Posted By: Dave, on host 65.116.226.199
Date: Tuesday, January 24, 2006, at 16:37:32
In Reply To: Robot Pets Almost as Good as Real Ones? posted by Ciaran on Monday, January 23, 2006, at 13:28:08:

> 'If I could get a robot dog that could emulate
>the "sad face" look of my existing real dog, and
>play with the kids without going into some kind
>of "kill" mode, that would be great, and I would
>consider trading. I had my dog in a kennel for
>two days this weekend, and it seems to have
>ruined his housetraining. A robot dog doesn't pee
>on the floor, so in my book, that makes it a 100%
>improvement over old-fashioned meat-based dogs.'

Sounds like a person who doesn't really like dogs much. Especially if they're willing to trade in the dog they have on another one. Nobody would be willing to do that with a truly loved pet, regardless of the upside of "no more puking on the rug after eating the stolen box of donuts" and such.

Anyway, I have mixed feelings myself on this.
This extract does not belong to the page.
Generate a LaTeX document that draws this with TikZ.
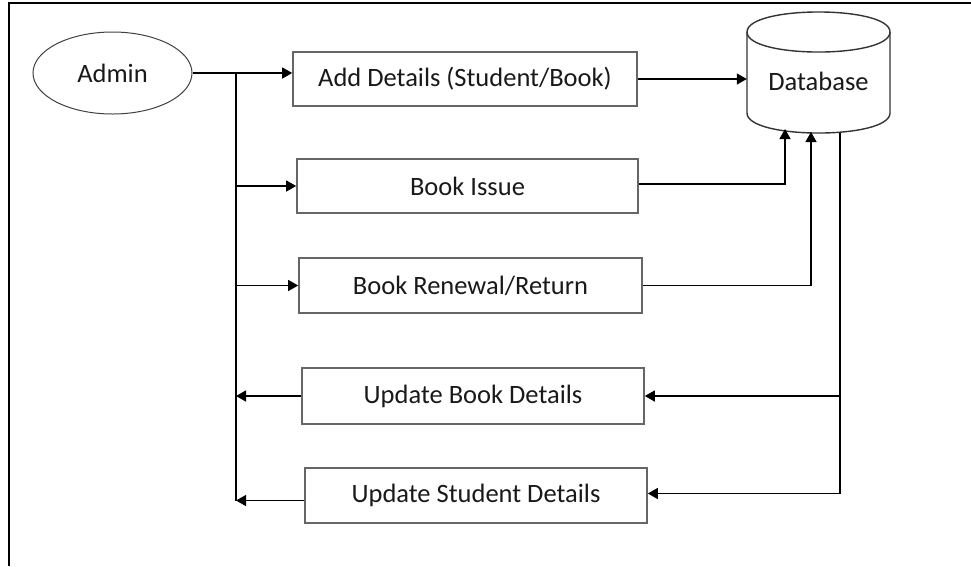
\documentclass[tikz,border=0pt]{standalone}
\usepackage{fontspec}
\setmainfont{Carlito}
\usetikzlibrary{arrows.meta,calc,shapes.geometric}
\begin{document}
\begin{tikzpicture}[x=1pt,y=-1pt,
  txt/.style={font=\fontsize{26.5}{31}\selectfont, text=black!90},
  procbox/.style={txt, draw=black!60, line width=1.6pt, rectangle, inner sep=0pt, minimum height=55pt, minimum width=342pt},
  conn/.style={draw=black, line width=1.3pt},
  dbline/.style={draw=black!80, line width=1.4pt},
  arr/.style={conn, -{Triangle[length=10pt,width=11pt]}}]
\useasboundingbox (0,0) rectangle (971,566);
% frame
\draw[line width=2pt] (9,566) -- (9,3) -- (971,3);
% admin
\node[txt, draw=black!75, line width=1pt, ellipse, minimum width=159pt, minimum height=82pt, inner sep=0pt] (admin) at (112.5,73) {Admin};
% boxes
\node[procbox, minimum width=344pt, minimum height=54pt] (b1) at (465,79) {Add Details (Student/Book)};
\node[procbox, minimum width=341pt, minimum height=54pt] (b2) at (467.5,186) {Book Issue};
\node[procbox, minimum width=343pt] (b3) at (470.5,285.5) {Book Renewal/Return};
\node[procbox, minimum height=56pt] (b4) at (473,396) {Update Book Details};
\node[procbox] (b5) at (476,495.5) {Update Student Details};
% database
\node[txt, minimum width=143pt, minimum height=40pt, inner sep=0pt] (db) at (818.5,81) {Database};
\coordinate (dbtl) at (747,32);
\coordinate (dbtr) at (890,32);
\coordinate (dbbl) at (747,113);
\coordinate (dbbr) at (890,113);
\draw[dbline] (dbtl) .. controls (747,5.3) and (890,5.3) .. (dbtr);
\draw[dbline] (dbtl) .. controls (747,58.7) and (890,58.7) .. (dbtr);
\draw[dbline] (dbtl) -- (dbbl) .. controls (747,139.7) and (890,139.7) .. (dbbr) -- (dbtr);
% coordinates
\coordinate (bus) at (236,73);
\coordinate (busend) at (236,501);
\coordinate (c2) at (785,129);
\coordinate (c3) at (811,132);
\coordinate (c4) at (840,133);
\coordinate (c4end) at (840,494);
% admin to bus
\draw[conn] (admin.east) -- (bus);
\draw[conn] (bus) -- (busend);
\draw[arr] (bus) -- (bus -| b1.west);
\draw[arr] (b2.west -| bus) -- (b2.west);
\draw[arr] (b3.west -| bus) -- (b3.west);
\draw[arr] (b4.west) -- (b4.west -| bus);
\draw[arr] ($(b5.west)+(0,5)$) -- ($(b5.west -| bus)+(0,5)$);
% to database
\draw[arr] (b1.east) -- (b1.east -| db.west);
\draw[arr] ($(b2.east)+(0,-2)$) -| (c2);
\draw[arr] (b3.east) -| (c3);
% from database
\draw[conn] (c4) -- (c4end);
\draw[arr] (b4.east -| c4) -- (b4.east);
\draw[arr] ($(b5.east -| c4)+(0,-2)$) -- ($(b5.east)+(0,-2)$);
\end{tikzpicture}
\end{document}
Something completely fabricated from metal and silicon just can't look and feel "just like a real dog" anyway, so my thinking is this hypothetical robodog that "looks and feels just like a real dog" is going to have to be part organic anyway. And anything part organic is going to need to eat and poop just like any other organic creature (probably not as much, and the waste product can probably be excreted in nice sealed packets) so my thinking is you'll never get away entirely from feeding and cleaning up after your robodog.

If you posit a part-organic robodog (or cyborg-dog if you will) then you have even stickier moral issues I think. Stephen has already said he'd support equal rights for totally fabricated robodogs if they displayed true dog-level intelligence, but not everyone would feel this way. However, I think a lot more people would be unwilling to take an axe to a cyborg-dog if it had real flesh and blood over it's metal endoskeleton and bled real blood when wounded.

From a strictly personal point of view, I think I'd be cool with one of the hypothetical "indistinguishable from the real thing" robodogs. I'm not sure I buy Sam's argument that cleaning up poop is part of the joys of dog ownership. And I think a convincing simulation of a dog would inspire the same feelings of love and companionship in me that a real dog would. I don't buy that knowing it "wasn't real" would change that somehow. If the robodog is functionally indistinguishable from a real dog, then it *is* a real dog to me. However, I can't ever see trading in a currently owned pet for a robodog. Anybody who would do that just doesn't really love their pet, I think.